Сегодня утром я зашел в кафе, где вся наша редакция завтракает, обедает и ужинает, и застал одного из фотографов за чтением нами же изготавливаемой газеты. Фотограф изображал лицом чрезвычайную серьезность и высказывал озабоченность в том смысле, что вот в газете пишут что-то такое беспокойное, что может непосредственно сказаться на его, фотографа, жизни и благосостоянии.
— Старик, — пытался я образумить товарища, — это ж мы сами и написали.
— Ну и что? – фотограф не понял.
— Ну вот если бы я, например, сказал тебе здесь в кафе за столиком, что доллар подешевеет, ты побежал бы менять доллары?
— Нет.
— А если я бы в газете написал, что доллар подешевеет?
— Тогда пошел бы, конечно, сразу менять, — в голосе фотографа было некоторое сомнение, но несильное.
— Подожди, так это ведь я же написал бы! Тот же человек, который говорит с тобой в баре, легкомысленный лентяй, ты же меня знаешь.
Теперь смотрите, если бы в Нью-Йорке на фоне обрушающихся небоскребов Всемирного торгового центра кто-нибудь в толпе кричал бы, что во всем виновата «Аль-Каида» (организация запрещена в России) и что террористические государства выстраиваются в ось зла, никто бы этому человеку не поверил, даже если бы он выкрикивал тут же неопровержимые доказательства. Но стоило написать про «Аль-Каиду» и ось зла в газетах и показать по телевизору, как все сразу и поверили, даже без всяких доказательств.
Если бы в Нигерии во время конкурса красоты кто-нибудь в толпе просто сказал, что пророк Мохаммед с удовольствием взял бы одну из конкурсанток в жены, никто бы даже этого человека не побил. Но стоило написать такую фразу в газете, и на тебе – погромы, убитые люди, горящие дома.
Или же, например, в Таиланде актриса Сувананг Конгинг сколько угодно могла говорить, что Камбожда отняла у Таиланда храм Ангкор-Ваг, но никто не объявлял бы Камбодже войну и никто не разрывал бы с соседним государством дипломатических отношений. Но стоило этой фразе появиться в газете, и опять – людей убивают, война начинается.
Впечатление такое, будто публике вообще никогда не приходит в голову, что газеты пишут такие же необразованные и недалекие люди, какие пекут, например, хлеб или убирают от снега улицы.
У самих журналистов от действенности их слов возникает мания величия.

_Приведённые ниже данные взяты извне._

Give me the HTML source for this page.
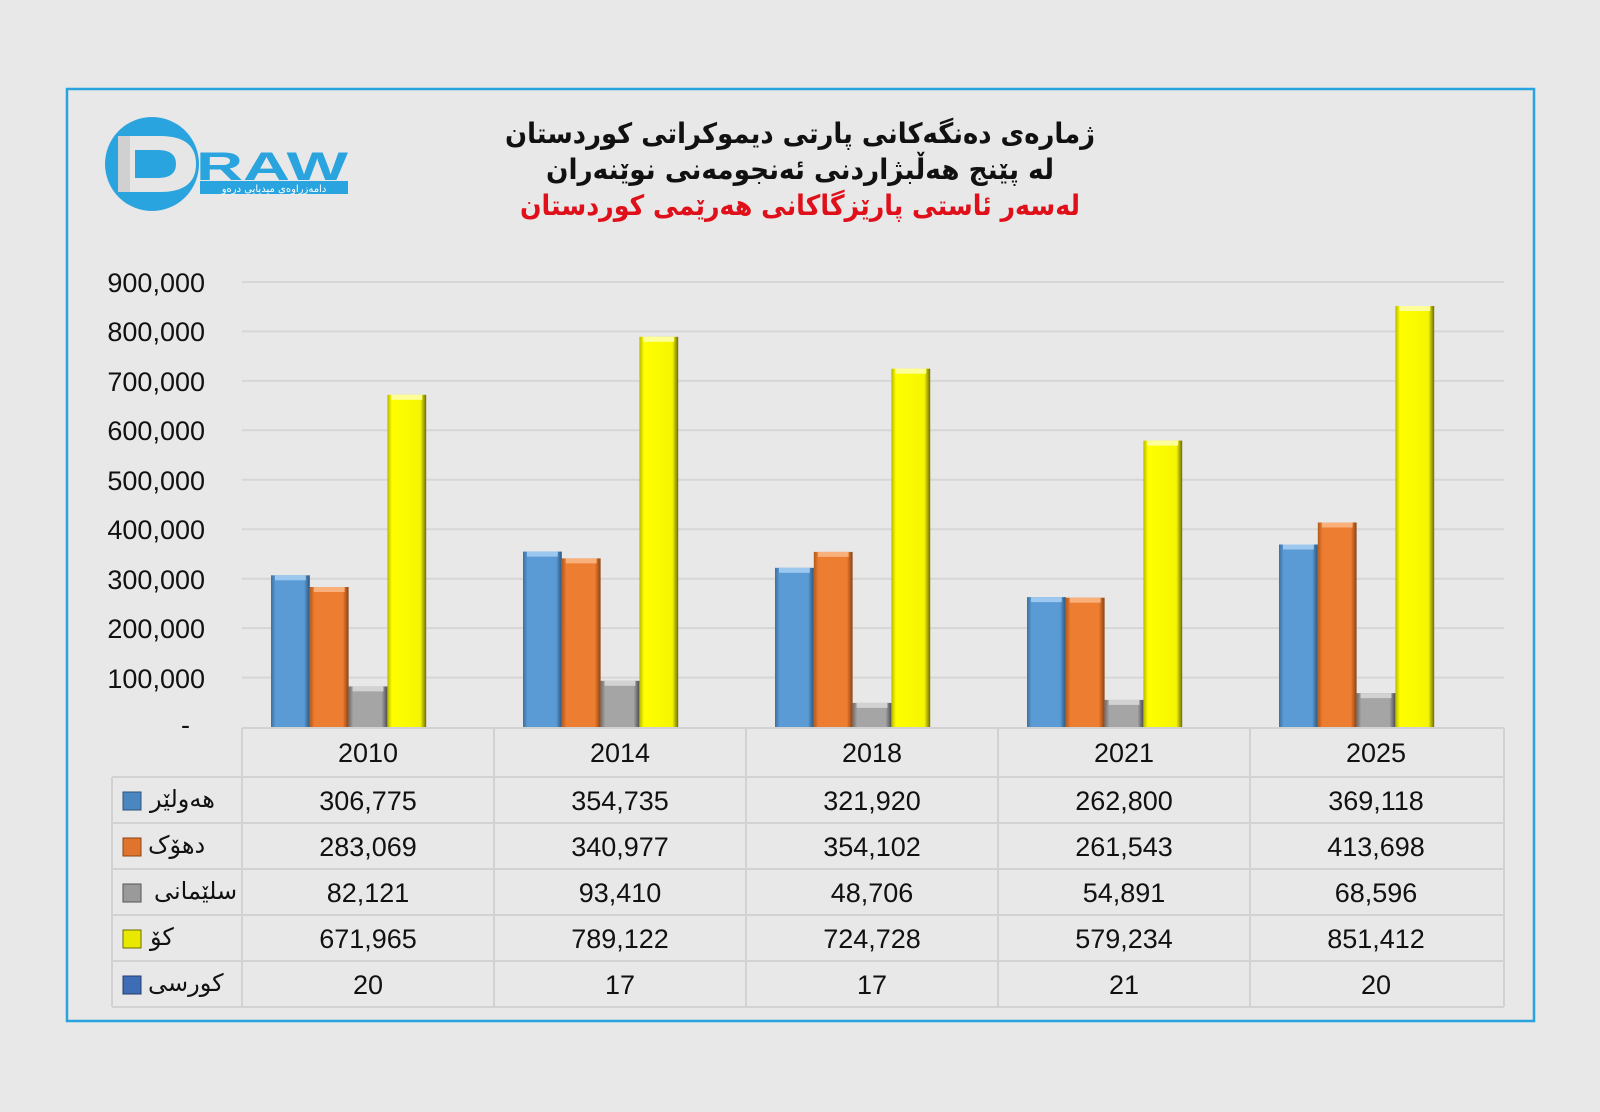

Журналисты считают себя четвертой властью, столь же опрометчиво полагая, будто могут управлять массами, сколь опрометчиво и первые три власти считают себя способными кем-то управлять.

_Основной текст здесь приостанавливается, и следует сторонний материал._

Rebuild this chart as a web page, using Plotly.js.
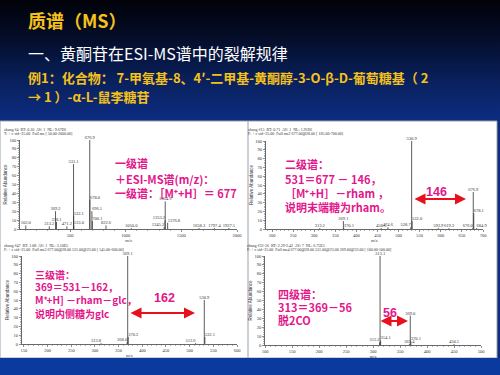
<!DOCTYPE html>
<html><head><meta charset="utf-8">
<script src="https://cdn.plot.ly/plotly-3.0.1.min.js"></script>
<style>
html,body{margin:0;padding:0;width:500px;height:375px;overflow:hidden;
background:linear-gradient(to bottom,#010208 0px,#040c26 35px,#09205c 80px,#0d2d82 121px);}
#chart{width:500px;height:375px;}
</style></head><body><div id="chart"></div>
<script>
// ---------- data ----------
const ms1Mz  = [102.0, 313.2, 369.2, 378.1, 471.2, 531.1, 532.1, 533.0, 676.9, 678.0, 696.1, 700.1, 822.6, 1050.0, 1345.2, 1353.2, 1354.9, 1376.8, 1658.3, 1797.4, 1927.1];
const ms1Int = [4, 3, 20, 8, 3, 73, 15, 4, 100, 33, 20, 9, 4, 1, 2, 10, 31, 7, 1, 1, 1];

const ms2Mz  = [313.2, 369.1, 370.1, 458.6, 474.6, 528.7, 530.9, 532.0, 593.9, 619.3, 676.0, 676.9, 678.1, 684.9];
const ms2Int = [1, 9, 1, 1, 2, 2, 100, 9, 1, 1, 1, 42, 18, 1];

const ms3Mz  = [312.8, 368.0, 369.1, 370.2, 512.6, 530.9, 532.1];
const ms3Int = [1, 2, 100, 8, 1, 50, 8];

const ms4Mz  = [312.2, 313.1, 314.1, 367.4, 369.0, 370.1, 450.1];
const ms4Int = [3, 100, 5, 1, 33, 4, 1];

const headers = [
  ["zhang #4  RT: 0.10  AV: 1  NL: 9.67E6", "T: + c sid=25.00  Full ms [ 50.00-2000.00]"],
  ["zhang #15  RT: 0.71  AV: 1  NL: 1.91E6", "F: + c sid=25.00  Full ms2 677.00@28.00 [ 185.00-700.00]"],
  ["zhang #47  RT: 1.08  AV: 1  NL: 3.10E5", "F: + c sid=25.00  Full ms3 677.00@28.00 531.00@23.00 [ 145.00-600.00]"],
  ["zhang #32-56  RT: 2.29-2.42  AV: 7  NL: 6.75E5", "F: + c sid=25.00  Full ms4 677.00@28.00 531.00@23.00 369.00@33.00 [ 100.00-500.00]"]
];
const xRanges = [[50, 2000], [185, 700], [145, 600], [100, 500]];
const xTickStep = [500, 50, 50, 50];
const yTickStep = 10;

const notes1 = ["一级谱", "＋ESI-MS谱(m/z)：", "一级谱：［M⁺+H］＝ 677"];
const notes2 = ["二级谱：", "531＝677 － 146，", "［M⁺+H］－rham ，", "说明末端糖为rham。"];
const notes3 = ["三级谱：", "369＝531－162，", "M⁺+H] －rham－glc，", "说明内侧糖为glc"];
const notes4 = ["四级谱：", "313＝369－56", "脱2CO"];
const diffLabels = ["146", "162", "56"];

// ---------- helpers ----------
const W = 500, H = 375;
const px = x => x / W;
const py = y => 1 - y / H;
const MAG = '#e3168b', RED = '#e8101c';

function sticks(mz, it) {
  const x = [], y = [];
  mz.forEach((m, i) => { x.push(m, m, null); y.push(0, it[i], null); });
  return {x, y};
}
const spectra = [[ms1Mz, ms1Int], [ms2Mz, ms2Int], [ms3Mz, ms3Int], [ms4Mz, ms4Int]];
const sfx = ['', '2', '3', '4'];
const labelPos = [
  ['top center','top center','top center','top center','top center','top center','top right','top right','top center','top right','top right','top right','top center','top center','top left','top left','top center','top right','top center','top center','top center'],
  ['top center','top center','top right','top center','top center','top left','top center','top right','top center','top center','top left','top center','top right','top right'],
  ['top left','top left','top center','top right','top left','top center','top right'],
  ['top left','top center','top right','top center','top center','top right','top center']
];

const traces = [];
spectra.forEach(([mz, it], k) => {
  const s = sticks(mz, it);
  traces.push({type: 'scatter', mode: 'lines', x: s.x, y: s.y, xaxis: 'x' + sfx[k], yaxis: 'y' + sfx[k],
    line: {color: '#333', width: 0.8}, hoverinfo: 'skip', showlegend: false});
  traces.push({type: 'scatter', mode: 'text', x: mz, y: it, text: mz.map(v => v.toFixed(1)),
    textposition: labelPos[k], textfont: {size: 4.5, family: 'Liberation Serif', color: '#333'},
    xaxis: 'x' + sfx[k], yaxis: 'y' + sfx[k], hoverinfo: 'skip', showlegend: false, cliponaxis: false});
});

// axes geometry (pixels)
const geo = [
  {x0: 20, x1: 237, yb: 229, yt: 140},
  {x0: 265.7, x1: 483, yb: 229, yt: 141},
  {x0: 21.6, x1: 237, yb: 344, yt: 256},
  {x0: 265, x1: 481, yb: 345, yt: 256}
];
const layout = {
  width: W, height: H, margin: {l: 0, r: 0, t: 0, b: 0},
  paper_bgcolor: 'rgba(0,0,0,0)', plot_bgcolor: 'rgba(0,0,0,0)',
  showlegend: false, annotations: [], shapes: []
};
const tf = {size: 4.5, family: 'Liberation Serif', color: '#333'};
geo.forEach((g, k) => {
  layout['xaxis' + sfx[k]] = {
    domain: [px(g.x0), px(g.x1)], range: xRanges[k], anchor: 'y' + sfx[k],
    showline: true, linecolor: '#444', linewidth: 0.8, ticks: 'outside', ticklen: 2, tickwidth: 0.6, tickcolor: '#444',
    dtick: xTickStep[k], tick0: 0, tickfont: tf, showgrid: false, zeroline: false,
    minor: {ticks: 'outside', ticklen: 1, dtick: xTickStep[k] / 5, tickcolor: '#666', tickwidth: 0.5},
    title: {text: 'm/z', font: tf, standoff: 1}
  };
  layout['yaxis' + sfx[k]] = {
    domain: [py(g.yb), py(g.yt)], range: [0, 100], anchor: 'x' + sfx[k],
    showline: true, linecolor: '#444', linewidth: 0.8, ticks: 'outside', ticklen: 2, tickwidth: 0.6, tickcolor: '#444',
    dtick: yTickStep, tickfont: tf, showgrid: false, zeroline: false,
    minor: {ticks: 'outside', ticklen: 1, dtick: 2, tickcolor: '#666', tickwidth: 0.5},
    title: {text: 'Relative Abundance', font: {size: 4.5, family: 'Liberation Sans', color: '#333'}, standoff: 1}
  };
});

// background panels
layout.shapes.push({type: 'rect', xref: 'paper', yref: 'paper', x0: 0, x1: px(497), y0: py(358), y1: py(121),
  fillcolor: '#ffffff', line: {color: '#9aa0a8', width: 1}, layer: 'below'});
layout.shapes.push({type: 'rect', xref: 'paper', yref: 'paper', x0: 0, x1: 1, y0: 0, y1: py(358),
  fillcolor: '#0a3a9e', line: {width: 0}, layer: 'below'});
layout.shapes.push({type: 'line', xref: 'paper', yref: 'paper', x0: px(248), x1: px(248), y0: py(358), y1: py(121),
  line: {color: '#9aa0a8', width: 1}, layer: 'below'});

const A = layout.annotations;
function txt(t, x, y, size, color, bold, family, anchor) {
  A.push({text: bold ? '<b>' + t + '</b>' : t, xref: 'paper', yref: 'paper', x: px(x), y: py(y),
    xanchor: anchor || 'left', yanchor: 'middle', showarrow: false,
    font: {size: size, color: color, family: family || '"Noto Sans CJK SC", sans-serif'}});
}
// slide titles
txt('质谱（MS）', 26, 20, 18, '#f6c21a', true);
txt('一、黄酮苷在ESI-MS谱中的裂解规律', 26, 53, 16, '#ffffff', false);
txt('例1：化合物： 7-甲氧基-8、4′-二甲基-黄酮醇-3-O-β-D-葡萄糖基（ 2', 26, 77, 13, '#f6c21a', true);
txt('→ 1 ）-α-L-鼠李糖苷', 26, 97, 13, '#f6c21a', true);

// panel headers
const hpos = [[2, 129], [246, 129], [2, 245], [245, 245]];
headers.forEach((h, k) => {
  txt(h[0], hpos[k][0], hpos[k][1], 4, '#333', false, 'Liberation Serif');
  txt(h[1], hpos[k][0], hpos[k][1] + 4.5, 4, '#333', false, 'Liberation Serif');
});

// magenta notes
[[notes1, 113, [163, 179, 193], 11], [notes2, 283, [164, 179, 193, 207], 11],
 [notes3, 33, [274, 286, 299, 313], 10], [notes4, 276, [294, 307, 320], 11]].forEach(([arr, x, ys, sz]) => {
  arr.forEach((t, i) => txt(t, x, ys[i], sz, MAG, true));
});

// differences with red double arrows
const diffs = [[436, 192, 413, 466, 199], [164, 298, 129, 195, 313], [390, 313, 379, 408, 321]];
diffs.forEach((d, i) => {
  txt(diffLabels[i], d[0], d[1], 12.5, MAG, true, 'Liberation Sans', 'center');
  A.push({xref: 'paper', yref: 'paper', x: px(d[3]), y: py(d[4]), ax: d[2] - d[3], ay: 0, text: '',
    showarrow: true, arrowhead: 2, startarrowhead: 2, arrowside: 'end+start', arrowsize: 1, startarrowsize: 1,
    arrowwidth: 2.2, arrowcolor: RED, standoff: 0, startstandoff: 0});
});

Plotly.newPlot('chart', traces, layout, {staticPlot: true, displayModeBar: false});
</script></body></html>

Боже мой! Сумасшедшие! Заметьте, например, что убедить читателей и телезрителей не бить, например, жен и детей очень трудно. Все средства массовой информации в цивилизованных странах посвятили десятки статей, телерепортажей, ток-шоу и авторских колонок проблеме домашнего насилия, а процент избиваемых женщин снизился незначительно.
Про ось зла достаточно было только один раз вякнуть, чтоб весь народ в едином порыве бросился на войну с Афганистаном, или на демонстрацию в поддержку Джорджа Буша, или громить камбоджийское посольство, или калечить королев красоты.

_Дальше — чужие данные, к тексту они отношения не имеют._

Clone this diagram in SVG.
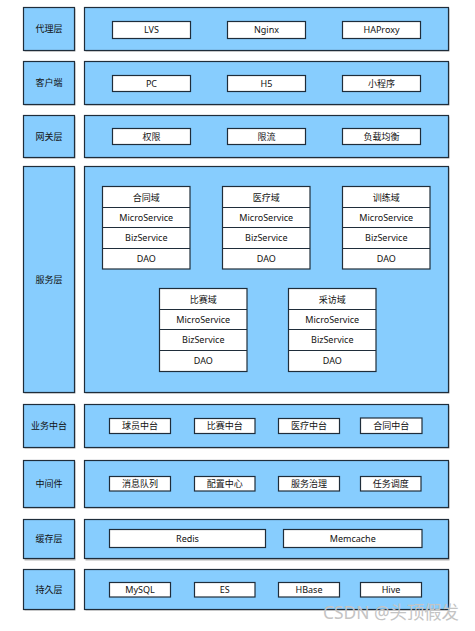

Я это все клоню к тому, что никакой четвертой власти на самом деле нет, как нет и первых трех властей. Ни одна власть включая четвертую не может заставить людей быть добрыми и честными, законопослушными и отважными, зато любая власть с легкостью поднимает массы что-нибудь громить или кого-нибудь убивать.
Это происходит потому просто, что люди в большинстве своем любят громить здания и не любят уважать домочадцев. Все четыре власти не могут заставить народ действовать так или иначе, а могут только возглавить народ в его кровожадном безумии. И поскольку уж от чего, от чего, а от власти ни одна из четырех властей отказаться не может, то ради сохранения иллюзии своего могущества все эти люди готовы бесконечно потакать разрушительной силе толпы.
Актрису и звезду никто не послушает, если звезда учит хорошему. Послушают только, если в словах актрисы и звезды — разрушение и смерть. А актриса и звезда готова даже на разрушение и смерть, лишь бы самой верить, что ее любят.